Young patients with B-cell acute lymphoblastic leukemia (B-ALL) who received higher doses of tisagenlecleucel, a chimeric antigen receptor (CAR) T-cell therapy, within the FDA-approved range experienced a significantly higher 1-year survival rate compared to patients who received lower doses, according to a study published in Blood Advances.
“In the past, we did not have data to guide clinical decisions around commercial CAR T-cell dosing and didn’t know if higher doses would affect toxicity and compromise outcomes, or support enhanced anti-leukemia effect,” said study lead author Liora Schultz, MD, a pediatric oncologist at the Stanford Children's Health Lucile Packard Children's Hospital, in a press release.
Tisagenlecleucel was the first approved gene therapy available in the United States. Since 2017, it has treated pediatric patients with B-ALL who did not respond to chemotherapy or who experienced recurrence after being treated.
ALL is the most common cancer in children and B-ALL is the most common subtype. Although treatable with chemotherapy, approximately 20% of patients do not respond to the treatment or they relapse.
CAR T-cell therapy removes a patient’s infection-fighting T cells and genetically modifies them to identify cancer cells before reinserting them back into the body to destroy cancerous cells.
CAR T-cell therapy is a standard treatment for pediatric patients with relapsed or refractory B-ALL. It serves as an alternative or supplement to stem cell transplantation. Tisagenlecleucel is approved at 0.2-5 million CAR T cells/kg for patients who are 50 kg or less and approved at 10-250 million CAR T cells/kg for patients over 50 kg.
Physicians are still unsure of the correct dosing for this therapy.
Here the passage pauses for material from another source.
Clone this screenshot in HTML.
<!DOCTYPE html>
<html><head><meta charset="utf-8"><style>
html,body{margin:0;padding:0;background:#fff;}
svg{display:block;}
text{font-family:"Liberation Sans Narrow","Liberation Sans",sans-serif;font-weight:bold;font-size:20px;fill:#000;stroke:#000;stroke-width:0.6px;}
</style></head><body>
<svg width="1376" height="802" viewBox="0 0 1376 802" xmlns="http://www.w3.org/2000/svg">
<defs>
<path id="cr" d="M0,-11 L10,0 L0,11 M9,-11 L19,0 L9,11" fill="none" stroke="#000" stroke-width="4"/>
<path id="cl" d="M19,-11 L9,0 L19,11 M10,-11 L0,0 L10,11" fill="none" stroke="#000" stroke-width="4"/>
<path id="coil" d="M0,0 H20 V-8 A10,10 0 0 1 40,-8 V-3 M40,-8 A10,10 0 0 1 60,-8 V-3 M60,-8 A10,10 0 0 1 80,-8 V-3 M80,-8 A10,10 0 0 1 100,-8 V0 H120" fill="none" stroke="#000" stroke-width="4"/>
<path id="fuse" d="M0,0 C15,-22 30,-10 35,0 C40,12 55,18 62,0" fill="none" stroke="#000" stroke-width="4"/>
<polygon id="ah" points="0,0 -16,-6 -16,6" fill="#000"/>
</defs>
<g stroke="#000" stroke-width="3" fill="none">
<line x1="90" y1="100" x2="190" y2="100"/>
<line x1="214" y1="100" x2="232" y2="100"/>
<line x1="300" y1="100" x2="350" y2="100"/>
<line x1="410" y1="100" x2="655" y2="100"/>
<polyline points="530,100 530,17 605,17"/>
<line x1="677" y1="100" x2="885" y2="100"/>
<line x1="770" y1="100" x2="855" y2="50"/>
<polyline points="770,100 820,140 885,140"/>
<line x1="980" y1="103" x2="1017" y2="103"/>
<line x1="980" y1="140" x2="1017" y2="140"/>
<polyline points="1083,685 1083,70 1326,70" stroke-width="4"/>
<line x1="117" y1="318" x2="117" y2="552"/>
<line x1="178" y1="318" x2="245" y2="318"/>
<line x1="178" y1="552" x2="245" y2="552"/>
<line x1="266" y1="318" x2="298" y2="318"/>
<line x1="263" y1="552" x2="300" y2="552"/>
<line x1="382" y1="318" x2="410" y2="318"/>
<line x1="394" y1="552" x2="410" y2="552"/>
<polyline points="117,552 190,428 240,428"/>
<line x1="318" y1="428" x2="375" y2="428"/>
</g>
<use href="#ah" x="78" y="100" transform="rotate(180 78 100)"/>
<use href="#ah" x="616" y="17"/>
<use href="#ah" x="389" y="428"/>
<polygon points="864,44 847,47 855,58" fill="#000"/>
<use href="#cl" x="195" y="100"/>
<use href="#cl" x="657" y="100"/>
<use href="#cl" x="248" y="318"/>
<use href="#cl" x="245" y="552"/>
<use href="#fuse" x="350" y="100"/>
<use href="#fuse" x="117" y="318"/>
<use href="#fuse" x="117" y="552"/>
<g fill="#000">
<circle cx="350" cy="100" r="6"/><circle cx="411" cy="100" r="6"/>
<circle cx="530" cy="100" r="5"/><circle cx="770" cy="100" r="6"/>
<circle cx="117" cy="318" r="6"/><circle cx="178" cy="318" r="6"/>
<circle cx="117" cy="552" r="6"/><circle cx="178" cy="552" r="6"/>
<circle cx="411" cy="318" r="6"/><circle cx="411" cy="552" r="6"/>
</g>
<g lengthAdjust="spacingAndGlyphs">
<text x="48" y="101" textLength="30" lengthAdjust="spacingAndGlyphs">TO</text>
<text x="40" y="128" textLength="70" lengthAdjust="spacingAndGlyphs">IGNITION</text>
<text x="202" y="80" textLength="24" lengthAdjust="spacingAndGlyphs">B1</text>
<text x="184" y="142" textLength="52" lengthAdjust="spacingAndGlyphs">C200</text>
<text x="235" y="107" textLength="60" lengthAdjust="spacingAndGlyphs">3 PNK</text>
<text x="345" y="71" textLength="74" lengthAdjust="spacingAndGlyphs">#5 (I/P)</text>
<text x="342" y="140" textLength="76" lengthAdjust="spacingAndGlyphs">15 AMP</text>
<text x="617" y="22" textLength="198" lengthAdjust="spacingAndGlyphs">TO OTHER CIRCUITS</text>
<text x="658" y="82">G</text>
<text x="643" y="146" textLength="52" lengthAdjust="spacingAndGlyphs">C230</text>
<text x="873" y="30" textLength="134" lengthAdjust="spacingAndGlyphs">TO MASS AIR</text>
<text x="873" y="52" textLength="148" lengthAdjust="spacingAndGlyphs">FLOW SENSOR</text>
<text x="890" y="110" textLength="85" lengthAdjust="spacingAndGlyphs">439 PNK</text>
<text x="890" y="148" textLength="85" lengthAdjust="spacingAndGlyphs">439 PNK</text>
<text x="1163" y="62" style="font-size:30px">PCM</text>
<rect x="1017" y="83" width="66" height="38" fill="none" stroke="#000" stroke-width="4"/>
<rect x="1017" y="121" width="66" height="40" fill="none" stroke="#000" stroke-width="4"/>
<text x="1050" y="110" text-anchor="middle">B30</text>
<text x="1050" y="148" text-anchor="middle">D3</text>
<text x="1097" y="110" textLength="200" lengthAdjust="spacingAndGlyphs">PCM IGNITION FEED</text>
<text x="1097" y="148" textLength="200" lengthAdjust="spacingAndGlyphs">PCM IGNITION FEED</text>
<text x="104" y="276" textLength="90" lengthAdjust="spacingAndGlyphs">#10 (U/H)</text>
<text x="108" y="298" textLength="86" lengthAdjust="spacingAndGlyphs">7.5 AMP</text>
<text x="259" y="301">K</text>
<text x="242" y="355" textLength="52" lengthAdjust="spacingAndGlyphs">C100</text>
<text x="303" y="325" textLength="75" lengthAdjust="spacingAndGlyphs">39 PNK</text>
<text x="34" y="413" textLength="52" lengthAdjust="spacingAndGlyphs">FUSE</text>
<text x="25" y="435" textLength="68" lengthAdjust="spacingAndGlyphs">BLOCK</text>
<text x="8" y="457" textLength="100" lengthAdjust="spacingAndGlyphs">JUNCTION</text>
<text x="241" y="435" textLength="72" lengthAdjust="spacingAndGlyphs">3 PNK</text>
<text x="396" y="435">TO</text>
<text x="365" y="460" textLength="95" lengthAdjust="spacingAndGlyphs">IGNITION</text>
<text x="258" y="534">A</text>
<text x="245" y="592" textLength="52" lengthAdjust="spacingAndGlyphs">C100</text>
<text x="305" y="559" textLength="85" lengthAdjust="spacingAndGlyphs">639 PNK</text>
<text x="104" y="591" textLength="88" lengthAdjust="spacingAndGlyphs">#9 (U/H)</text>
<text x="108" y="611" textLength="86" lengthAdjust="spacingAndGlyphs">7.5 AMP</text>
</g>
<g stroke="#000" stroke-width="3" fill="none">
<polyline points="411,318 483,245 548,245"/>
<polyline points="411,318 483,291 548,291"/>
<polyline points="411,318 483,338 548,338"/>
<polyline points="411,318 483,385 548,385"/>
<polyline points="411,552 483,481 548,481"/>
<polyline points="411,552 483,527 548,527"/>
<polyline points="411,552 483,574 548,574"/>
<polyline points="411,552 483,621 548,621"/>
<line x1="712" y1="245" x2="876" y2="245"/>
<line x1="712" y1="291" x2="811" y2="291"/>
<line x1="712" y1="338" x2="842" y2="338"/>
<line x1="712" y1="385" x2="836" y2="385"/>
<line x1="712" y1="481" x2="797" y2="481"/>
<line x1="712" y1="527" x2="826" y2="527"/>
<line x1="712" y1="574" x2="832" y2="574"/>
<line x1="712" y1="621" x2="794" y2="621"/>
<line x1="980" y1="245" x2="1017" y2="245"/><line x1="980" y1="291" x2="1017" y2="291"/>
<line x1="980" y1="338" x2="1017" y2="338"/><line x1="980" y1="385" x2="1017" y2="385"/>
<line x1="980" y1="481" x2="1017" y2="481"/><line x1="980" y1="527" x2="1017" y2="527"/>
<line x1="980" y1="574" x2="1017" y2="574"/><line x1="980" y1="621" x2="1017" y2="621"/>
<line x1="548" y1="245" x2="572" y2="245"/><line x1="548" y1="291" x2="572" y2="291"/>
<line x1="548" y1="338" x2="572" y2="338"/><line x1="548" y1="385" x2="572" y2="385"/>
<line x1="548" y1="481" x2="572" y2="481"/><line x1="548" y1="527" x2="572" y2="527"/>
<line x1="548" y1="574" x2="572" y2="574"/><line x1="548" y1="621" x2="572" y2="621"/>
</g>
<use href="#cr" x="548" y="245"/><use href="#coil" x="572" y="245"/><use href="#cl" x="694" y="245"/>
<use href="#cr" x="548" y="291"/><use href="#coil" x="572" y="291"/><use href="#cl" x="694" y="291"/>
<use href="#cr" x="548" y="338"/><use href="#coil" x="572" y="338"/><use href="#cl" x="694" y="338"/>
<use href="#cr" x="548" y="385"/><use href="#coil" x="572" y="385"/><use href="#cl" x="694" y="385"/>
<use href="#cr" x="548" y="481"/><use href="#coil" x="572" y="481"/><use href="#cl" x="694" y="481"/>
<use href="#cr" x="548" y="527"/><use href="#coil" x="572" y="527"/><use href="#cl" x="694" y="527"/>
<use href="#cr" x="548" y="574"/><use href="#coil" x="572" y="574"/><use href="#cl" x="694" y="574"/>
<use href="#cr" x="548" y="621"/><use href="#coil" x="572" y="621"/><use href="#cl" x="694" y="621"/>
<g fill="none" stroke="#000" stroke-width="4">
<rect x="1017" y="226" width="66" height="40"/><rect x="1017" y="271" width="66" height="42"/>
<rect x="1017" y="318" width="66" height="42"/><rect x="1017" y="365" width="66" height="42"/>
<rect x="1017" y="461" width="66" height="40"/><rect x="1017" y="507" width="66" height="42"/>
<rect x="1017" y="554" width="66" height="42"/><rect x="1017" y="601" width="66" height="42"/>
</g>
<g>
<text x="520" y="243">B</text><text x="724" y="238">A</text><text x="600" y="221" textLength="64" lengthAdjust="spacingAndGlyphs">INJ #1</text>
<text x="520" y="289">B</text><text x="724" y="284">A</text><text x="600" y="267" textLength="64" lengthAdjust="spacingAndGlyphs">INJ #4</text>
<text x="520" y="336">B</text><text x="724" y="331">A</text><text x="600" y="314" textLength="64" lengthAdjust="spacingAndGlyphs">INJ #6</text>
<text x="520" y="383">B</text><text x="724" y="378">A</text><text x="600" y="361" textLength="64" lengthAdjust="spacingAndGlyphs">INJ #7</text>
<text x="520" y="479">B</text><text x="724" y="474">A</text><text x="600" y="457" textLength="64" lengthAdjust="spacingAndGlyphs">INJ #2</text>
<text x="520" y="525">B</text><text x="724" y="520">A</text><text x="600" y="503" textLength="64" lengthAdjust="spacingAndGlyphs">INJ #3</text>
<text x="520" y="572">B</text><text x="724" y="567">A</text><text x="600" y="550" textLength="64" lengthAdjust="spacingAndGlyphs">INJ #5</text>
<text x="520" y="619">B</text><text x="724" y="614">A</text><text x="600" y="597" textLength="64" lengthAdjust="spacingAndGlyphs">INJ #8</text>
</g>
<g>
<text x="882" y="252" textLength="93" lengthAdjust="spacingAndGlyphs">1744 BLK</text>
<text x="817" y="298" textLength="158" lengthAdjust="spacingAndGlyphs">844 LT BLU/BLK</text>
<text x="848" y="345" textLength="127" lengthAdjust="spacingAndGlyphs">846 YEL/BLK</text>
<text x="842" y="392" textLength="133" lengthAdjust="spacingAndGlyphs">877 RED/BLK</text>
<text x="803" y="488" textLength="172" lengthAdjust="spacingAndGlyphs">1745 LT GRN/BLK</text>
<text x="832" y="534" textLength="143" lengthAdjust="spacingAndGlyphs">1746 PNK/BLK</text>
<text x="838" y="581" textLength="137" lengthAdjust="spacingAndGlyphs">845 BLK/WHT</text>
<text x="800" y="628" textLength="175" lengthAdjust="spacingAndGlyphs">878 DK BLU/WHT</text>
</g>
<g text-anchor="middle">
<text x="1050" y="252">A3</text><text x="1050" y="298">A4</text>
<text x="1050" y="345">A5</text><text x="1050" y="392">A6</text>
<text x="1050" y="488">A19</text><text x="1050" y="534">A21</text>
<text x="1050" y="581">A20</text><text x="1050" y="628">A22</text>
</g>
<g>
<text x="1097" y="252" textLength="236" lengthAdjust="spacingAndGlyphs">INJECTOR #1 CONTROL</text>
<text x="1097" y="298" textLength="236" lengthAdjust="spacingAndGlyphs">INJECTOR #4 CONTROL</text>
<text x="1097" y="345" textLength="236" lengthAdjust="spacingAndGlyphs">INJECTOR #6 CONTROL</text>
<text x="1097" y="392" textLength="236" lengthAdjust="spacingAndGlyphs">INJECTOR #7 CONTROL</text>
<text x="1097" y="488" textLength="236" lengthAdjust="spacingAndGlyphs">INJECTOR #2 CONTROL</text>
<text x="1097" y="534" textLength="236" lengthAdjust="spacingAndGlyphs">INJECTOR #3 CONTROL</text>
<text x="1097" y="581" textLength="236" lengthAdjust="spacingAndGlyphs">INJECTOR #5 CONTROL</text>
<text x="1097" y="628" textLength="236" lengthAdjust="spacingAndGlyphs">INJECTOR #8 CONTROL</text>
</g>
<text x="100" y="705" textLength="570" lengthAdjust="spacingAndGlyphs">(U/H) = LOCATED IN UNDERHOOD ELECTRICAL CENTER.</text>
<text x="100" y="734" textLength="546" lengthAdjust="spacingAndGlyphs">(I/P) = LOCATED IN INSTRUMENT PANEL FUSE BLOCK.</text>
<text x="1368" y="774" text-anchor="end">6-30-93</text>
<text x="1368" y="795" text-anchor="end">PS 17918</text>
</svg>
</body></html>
There is little evidence to determine whether higher or lower doses offer better treatment, according to the study authors. Physicians decide whether to use a higher or lower number of cells, usually based on the number of T cells obtained from the patient. Clinical trials guide dosing amounts, but such a wide range could be fine-tuned to inform decision-making going forward.
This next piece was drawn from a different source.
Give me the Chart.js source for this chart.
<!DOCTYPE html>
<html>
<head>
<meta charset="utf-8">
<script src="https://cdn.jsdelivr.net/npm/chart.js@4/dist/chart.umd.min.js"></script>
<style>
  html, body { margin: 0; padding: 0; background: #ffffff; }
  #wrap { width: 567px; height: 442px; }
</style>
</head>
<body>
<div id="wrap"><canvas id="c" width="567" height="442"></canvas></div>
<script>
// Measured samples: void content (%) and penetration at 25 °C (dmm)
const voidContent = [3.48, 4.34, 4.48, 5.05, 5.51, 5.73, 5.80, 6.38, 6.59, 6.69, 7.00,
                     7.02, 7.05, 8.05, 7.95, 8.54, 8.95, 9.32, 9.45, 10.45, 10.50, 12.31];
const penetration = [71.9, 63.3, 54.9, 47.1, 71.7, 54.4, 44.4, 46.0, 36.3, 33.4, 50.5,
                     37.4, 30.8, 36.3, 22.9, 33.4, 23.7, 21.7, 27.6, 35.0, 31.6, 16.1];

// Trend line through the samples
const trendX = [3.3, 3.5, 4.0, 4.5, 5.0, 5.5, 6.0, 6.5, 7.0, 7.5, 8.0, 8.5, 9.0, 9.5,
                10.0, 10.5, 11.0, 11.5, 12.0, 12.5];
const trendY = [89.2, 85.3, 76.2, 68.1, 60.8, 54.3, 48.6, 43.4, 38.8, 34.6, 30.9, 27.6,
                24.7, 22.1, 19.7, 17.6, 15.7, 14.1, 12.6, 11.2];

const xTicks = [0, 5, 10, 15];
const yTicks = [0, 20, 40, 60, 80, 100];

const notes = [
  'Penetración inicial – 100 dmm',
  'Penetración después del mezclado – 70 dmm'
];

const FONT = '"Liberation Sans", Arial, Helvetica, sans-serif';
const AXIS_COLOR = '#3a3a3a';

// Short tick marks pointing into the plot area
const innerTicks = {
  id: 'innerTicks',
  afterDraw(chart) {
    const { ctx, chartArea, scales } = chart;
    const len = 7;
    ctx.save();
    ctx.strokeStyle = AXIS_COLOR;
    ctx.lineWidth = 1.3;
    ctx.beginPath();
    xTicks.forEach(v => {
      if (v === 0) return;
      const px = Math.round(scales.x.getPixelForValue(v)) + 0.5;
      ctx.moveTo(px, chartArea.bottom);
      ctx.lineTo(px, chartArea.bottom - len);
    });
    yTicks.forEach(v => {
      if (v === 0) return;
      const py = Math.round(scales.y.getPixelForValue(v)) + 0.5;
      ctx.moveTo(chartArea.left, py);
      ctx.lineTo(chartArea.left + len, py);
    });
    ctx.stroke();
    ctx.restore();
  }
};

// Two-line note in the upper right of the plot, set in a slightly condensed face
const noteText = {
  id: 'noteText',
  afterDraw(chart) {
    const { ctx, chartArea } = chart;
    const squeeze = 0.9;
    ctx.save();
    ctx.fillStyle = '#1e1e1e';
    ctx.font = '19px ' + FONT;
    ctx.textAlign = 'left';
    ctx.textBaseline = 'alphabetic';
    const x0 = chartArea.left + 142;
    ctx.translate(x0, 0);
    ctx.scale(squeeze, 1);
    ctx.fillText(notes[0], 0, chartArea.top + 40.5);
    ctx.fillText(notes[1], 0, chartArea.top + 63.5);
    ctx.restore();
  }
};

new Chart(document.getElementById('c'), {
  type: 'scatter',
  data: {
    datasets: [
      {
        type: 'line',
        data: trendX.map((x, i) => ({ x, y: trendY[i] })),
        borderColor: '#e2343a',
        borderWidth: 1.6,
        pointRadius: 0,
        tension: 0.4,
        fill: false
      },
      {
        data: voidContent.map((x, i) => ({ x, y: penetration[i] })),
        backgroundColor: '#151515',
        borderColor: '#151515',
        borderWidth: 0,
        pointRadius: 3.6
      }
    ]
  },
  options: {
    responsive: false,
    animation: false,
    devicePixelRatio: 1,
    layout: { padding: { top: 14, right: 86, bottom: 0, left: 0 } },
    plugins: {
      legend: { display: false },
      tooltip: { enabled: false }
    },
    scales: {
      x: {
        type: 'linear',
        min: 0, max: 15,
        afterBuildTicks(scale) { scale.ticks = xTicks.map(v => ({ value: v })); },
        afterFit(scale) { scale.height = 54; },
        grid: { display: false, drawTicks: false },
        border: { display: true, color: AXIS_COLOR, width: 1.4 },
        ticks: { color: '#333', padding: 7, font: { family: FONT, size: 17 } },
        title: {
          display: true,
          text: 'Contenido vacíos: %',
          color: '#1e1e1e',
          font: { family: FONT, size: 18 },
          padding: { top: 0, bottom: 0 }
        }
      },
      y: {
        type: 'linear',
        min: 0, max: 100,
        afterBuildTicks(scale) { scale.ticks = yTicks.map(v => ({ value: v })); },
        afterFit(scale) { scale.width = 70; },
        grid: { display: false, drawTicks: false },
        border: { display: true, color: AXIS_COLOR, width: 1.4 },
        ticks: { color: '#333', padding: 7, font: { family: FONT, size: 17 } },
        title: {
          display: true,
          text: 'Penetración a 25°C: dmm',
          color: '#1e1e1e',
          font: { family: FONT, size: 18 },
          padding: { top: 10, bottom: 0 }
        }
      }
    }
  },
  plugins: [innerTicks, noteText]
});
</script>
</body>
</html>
For this study, researchers analyzed 185 patients who had relapsed or refractory B-ALL. The participants, all 26 years of age and younger, were administered different doses of tisagenlecleucel for 1 year.
During that time, researchers analyzed the rate of overall survival, event-free survival, and relapse-free survival, observing that participants administered higher doses within the approved range (2.4-5.1 million cells/kg) had significantly higher survival rates than those who received a lower dose (0-1.3 million cells/kg).
Among the participants, 86% administered a higher dose of tisagenlecleucel lived until the end of the year. This was nearly 30% more than the low-dose participants, of whom 59% lived through the year. Risk of toxicity or safety concern did not increase with dose.
“A lot of effort is focused on complex engineering and development of next-generation CAR-T therapies,” Schultz said in a press release. “This study aims to explore if clinical manipulations using our current approved construct, tisagenlecleucel, can achieve even incremental advances in the field.”